## YOUR INSTRUCTIONS:
Look through the data below and output, unchanged, every line from the one holding "Clone this chart in matplotlib." through the one holding "ax.set_title(title, fontsize=16)", inclusive. Skip the pictures.
====== WORKING DATA
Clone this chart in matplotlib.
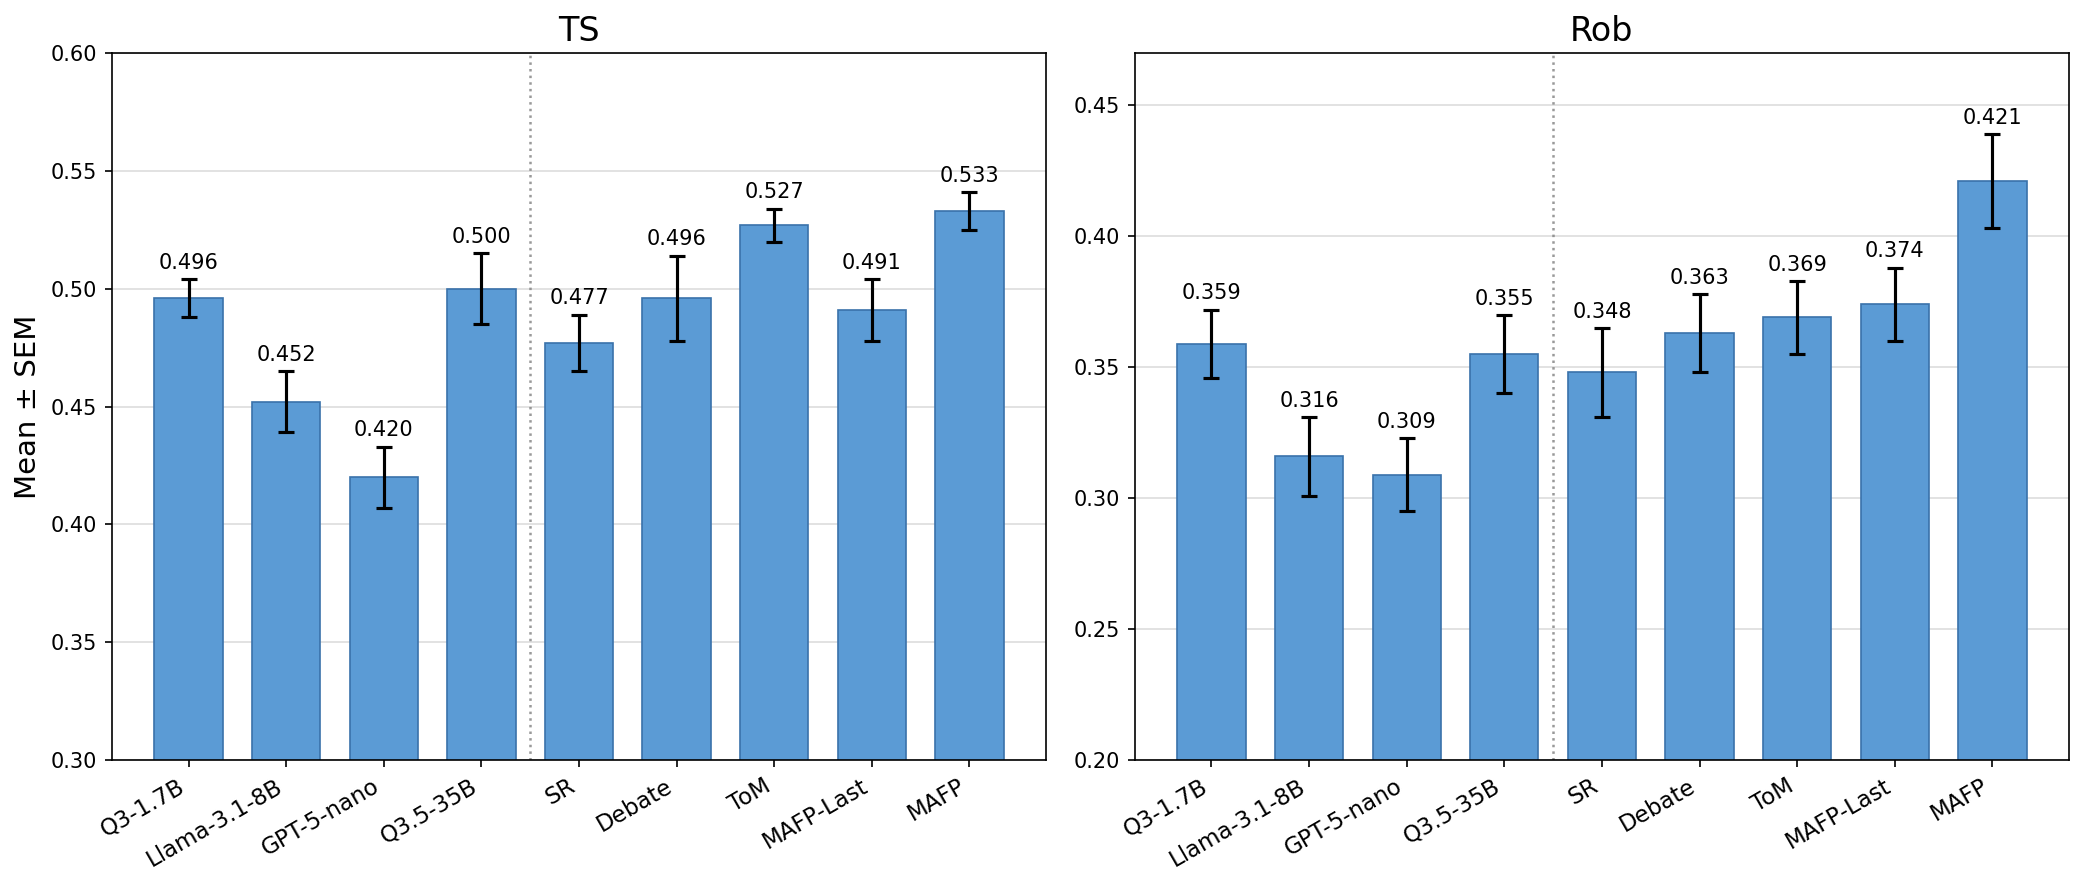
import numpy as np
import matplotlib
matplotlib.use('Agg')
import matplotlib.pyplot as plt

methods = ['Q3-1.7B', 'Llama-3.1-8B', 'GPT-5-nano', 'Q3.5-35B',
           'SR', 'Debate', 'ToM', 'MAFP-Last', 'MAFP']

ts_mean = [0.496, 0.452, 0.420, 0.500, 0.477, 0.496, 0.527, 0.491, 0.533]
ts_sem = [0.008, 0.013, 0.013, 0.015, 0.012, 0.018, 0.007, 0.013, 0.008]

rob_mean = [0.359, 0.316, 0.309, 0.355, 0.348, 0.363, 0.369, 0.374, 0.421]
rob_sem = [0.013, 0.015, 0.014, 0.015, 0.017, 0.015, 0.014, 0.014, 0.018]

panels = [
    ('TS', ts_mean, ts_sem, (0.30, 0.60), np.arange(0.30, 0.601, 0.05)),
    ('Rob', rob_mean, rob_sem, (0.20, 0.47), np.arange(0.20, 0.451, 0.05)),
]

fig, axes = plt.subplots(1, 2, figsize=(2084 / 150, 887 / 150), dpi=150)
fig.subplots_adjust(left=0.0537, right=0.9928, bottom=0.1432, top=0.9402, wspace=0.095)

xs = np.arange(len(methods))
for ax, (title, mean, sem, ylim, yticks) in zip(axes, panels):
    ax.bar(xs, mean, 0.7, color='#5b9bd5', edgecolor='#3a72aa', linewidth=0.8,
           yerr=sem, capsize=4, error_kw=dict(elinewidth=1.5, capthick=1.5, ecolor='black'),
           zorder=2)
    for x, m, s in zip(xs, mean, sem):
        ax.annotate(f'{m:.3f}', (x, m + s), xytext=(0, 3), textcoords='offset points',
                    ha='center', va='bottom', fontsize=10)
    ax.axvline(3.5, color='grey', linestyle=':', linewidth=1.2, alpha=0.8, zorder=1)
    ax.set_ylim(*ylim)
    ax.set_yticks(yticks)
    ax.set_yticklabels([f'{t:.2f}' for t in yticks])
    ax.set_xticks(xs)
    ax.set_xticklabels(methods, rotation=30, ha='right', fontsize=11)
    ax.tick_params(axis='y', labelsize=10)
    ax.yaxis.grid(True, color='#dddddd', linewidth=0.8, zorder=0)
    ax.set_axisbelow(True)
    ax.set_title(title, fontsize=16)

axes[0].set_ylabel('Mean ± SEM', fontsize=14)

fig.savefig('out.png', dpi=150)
============
====== WORKING DATA
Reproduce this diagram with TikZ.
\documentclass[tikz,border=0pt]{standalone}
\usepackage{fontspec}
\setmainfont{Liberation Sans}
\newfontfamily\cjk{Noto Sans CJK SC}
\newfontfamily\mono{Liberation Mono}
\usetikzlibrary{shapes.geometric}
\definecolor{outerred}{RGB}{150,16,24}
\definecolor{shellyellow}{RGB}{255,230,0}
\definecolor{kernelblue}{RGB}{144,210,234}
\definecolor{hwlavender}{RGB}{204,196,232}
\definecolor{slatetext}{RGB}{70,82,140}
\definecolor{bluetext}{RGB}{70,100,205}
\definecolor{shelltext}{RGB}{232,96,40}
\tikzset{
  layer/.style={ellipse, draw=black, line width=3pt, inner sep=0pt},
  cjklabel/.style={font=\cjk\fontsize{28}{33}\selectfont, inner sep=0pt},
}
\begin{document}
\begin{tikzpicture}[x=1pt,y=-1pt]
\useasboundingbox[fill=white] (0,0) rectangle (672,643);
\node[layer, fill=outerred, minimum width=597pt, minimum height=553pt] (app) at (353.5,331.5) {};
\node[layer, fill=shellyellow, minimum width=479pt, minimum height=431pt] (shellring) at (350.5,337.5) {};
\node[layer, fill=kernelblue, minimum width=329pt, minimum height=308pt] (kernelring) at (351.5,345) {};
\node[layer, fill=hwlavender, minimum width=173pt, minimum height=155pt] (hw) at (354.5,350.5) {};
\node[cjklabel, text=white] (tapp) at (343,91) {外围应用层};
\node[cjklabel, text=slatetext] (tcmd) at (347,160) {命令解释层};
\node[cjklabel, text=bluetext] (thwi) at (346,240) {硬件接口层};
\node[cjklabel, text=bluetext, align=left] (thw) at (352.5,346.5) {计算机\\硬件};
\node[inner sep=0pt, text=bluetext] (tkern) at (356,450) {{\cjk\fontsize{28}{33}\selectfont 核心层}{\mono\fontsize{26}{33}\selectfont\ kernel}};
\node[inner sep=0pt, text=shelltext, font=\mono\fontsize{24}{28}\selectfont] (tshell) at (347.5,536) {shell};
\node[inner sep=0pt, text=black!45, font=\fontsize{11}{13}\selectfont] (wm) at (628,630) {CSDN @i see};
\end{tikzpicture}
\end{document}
============
## FULL ANSWER:
Clone this chart in matplotlib.
import numpy as np
import matplotlib
matplotlib.use('Agg')
import matplotlib.pyplot as plt

methods = ['Q3-1.7B', 'Llama-3.1-8B', 'GPT-5-nano', 'Q3.5-35B',
           'SR', 'Debate', 'ToM', 'MAFP-Last', 'MAFP']

ts_mean = [0.496, 0.452, 0.420, 0.500, 0.477, 0.496, 0.527, 0.491, 0.533]
ts_sem = [0.008, 0.013, 0.013, 0.015, 0.012, 0.018, 0.007, 0.013, 0.008]

rob_mean = [0.359, 0.316, 0.309, 0.355, 0.348, 0.363, 0.369, 0.374, 0.421]
rob_sem = [0.013, 0.015, 0.014, 0.015, 0.017, 0.015, 0.014, 0.014, 0.018]

panels = [
    ('TS', ts_mean, ts_sem, (0.30, 0.60), np.arange(0.30, 0.601, 0.05)),
    ('Rob', rob_mean, rob_sem, (0.20, 0.47), np.arange(0.20, 0.451, 0.05)),
]

fig, axes = plt.subplots(1, 2, figsize=(2084 / 150, 887 / 150), dpi=150)
fig.subplots_adjust(left=0.0537, right=0.9928, bottom=0.1432, top=0.9402, wspace=0.095)

xs = np.arange(len(methods))
for ax, (title, mean, sem, ylim, yticks) in zip(axes, panels):
    ax.bar(xs, mean, 0.7, color='#5b9bd5', edgecolor='#3a72aa', linewidth=0.8,
           yerr=sem, capsize=4, error_kw=dict(elinewidth=1.5, capthick=1.5, ecolor='black'),
           zorder=2)
    for x, m, s in zip(xs, mean, sem):
        ax.annotate(f'{m:.3f}', (x, m + s), xytext=(0, 3), textcoords='offset points',
                    ha='center', va='bottom', fontsize=10)
    ax.axvline(3.5, color='grey', linestyle=':', linewidth=1.2, alpha=0.8, zorder=1)
    ax.set_ylim(*ylim)
    ax.set_yticks(yticks)
    ax.set_yticklabels([f'{t:.2f}' for t in yticks])
    ax.set_xticks(xs)
    ax.set_xticklabels(methods, rotation=30, ha='right', fontsize=11)
    ax.tick_params(axis='y', labelsize=10)
    ax.yaxis.grid(True, color='#dddddd', linewidth=0.8, zorder=0)
    ax.set_axisbelow(True)
    ax.set_title(title, fontsize=16)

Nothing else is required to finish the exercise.